Today's edition of the Financial Times carries a dreary letter from Geoffrey Cook, chief executive of Jersey Finance (an industry lobbying group supported by the island's government) that is I think word for word the same as the statement I published here yesterday. The content is predictable: Ed Miliband (leader of the UK parliamentary opposition) is wrong to identify Jersey as a tax haven; Jersey is cooperative on tax matters, endorsed by OECD, blah, blah, blah.
In October 2011 the Tax Justice Network published a detailed assessment of the laws, regulations and international treaty arrangements of Jersey and 72 other countries and micro-jurisdictions. Jersey was assessed with a secrecy score of 78 points out of a potential 100, ranking the island seventh overall on the global index and placing it high in what we would call the danger zone of financial centres prone to attracting nefarious activity (and not just tax dodging).
The TJN assessment was clear and transparent. Its key findings are summarised as:
1. Jersey does not adequately curtail banking secrecy;
2. Jersey does not put details of trusts on public record;
3. Jersey does not maintain details of company ownership in official records;
4. Jersey only partly requires that ownership of companies is put on public record;
5. Jersey does not require that company accounts be available on public record;
6. Jersey does not require country-by-country financial reporting by companies;
7. Jersey does not require resident paying agents to tell the domestic tax authorities about payments to non-residents;
8. Jersey does not use appropriate tools for effectively analysing tax related information;
9. Jersey does not avoid promoting tax evasion via a tax credit system;
10. Jersey does allow harmful legal vehicles;
11. Jersey only partly complies with international anti-money laundering standards;
12. Jersey does not participate fully in Automatic Information Exchange;
13. Jersey signed a relatively large number of tax information sharing agreements complying with basic OECD requirements, (but these agreements are so weak and ineffective that they serve no purpose whatsoever)
14. Jersey has only partly ratified relevant international treaties relating to financial transparency;
15. Jersey only partly cooperates with other states on money laundering and other criminal issues.
I think you'll agree this is fairly damning. At the time TJN published the 2011 Financial Secrecy Index, Geoffrey Cook dismissed its findings as "nonsensical" and "contrived propaganda". TJN invited him to expand on the specifics.

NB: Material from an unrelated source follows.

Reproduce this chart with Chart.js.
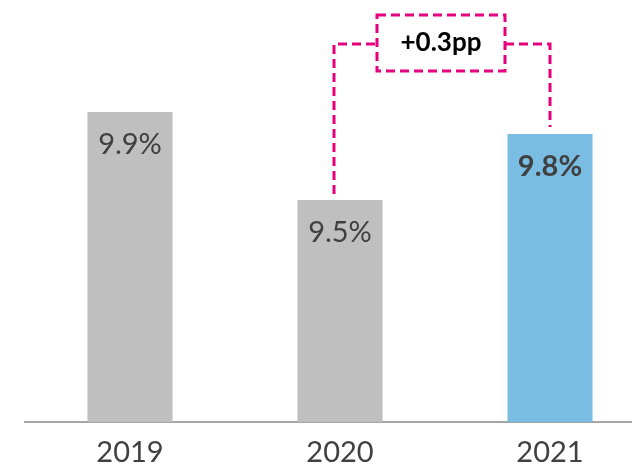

To date he hasn't replied, and neither would he wish to since he knows the TJN research is factually and analytically correct. That's why he - and representatives of other tax havens - resort to propaganda ("fully cooperative on tax matters", etc, etc) and smears ("the wildly inflated figures produced by self-appointed lobby groups such as the Tax Justice Network").
TJN stands by its assessment. Jersey is committed to maintaining its role as a secrecy jurisdiction. It refuses to cooperate with international initiatives to tackle tax evasion, e.g the automatic information exchange provisions of the EU's Savings Tax Directive, and its endorsement by the OECD, which white-listed Jersey in April 2009 merely reveals the latter organisation as weak and constrained by the strait-jacket of its membership.
Geoffrey Cook's letter to the FT can be read here. I'm confident you'll agree that its nothing more than financial industry propaganda.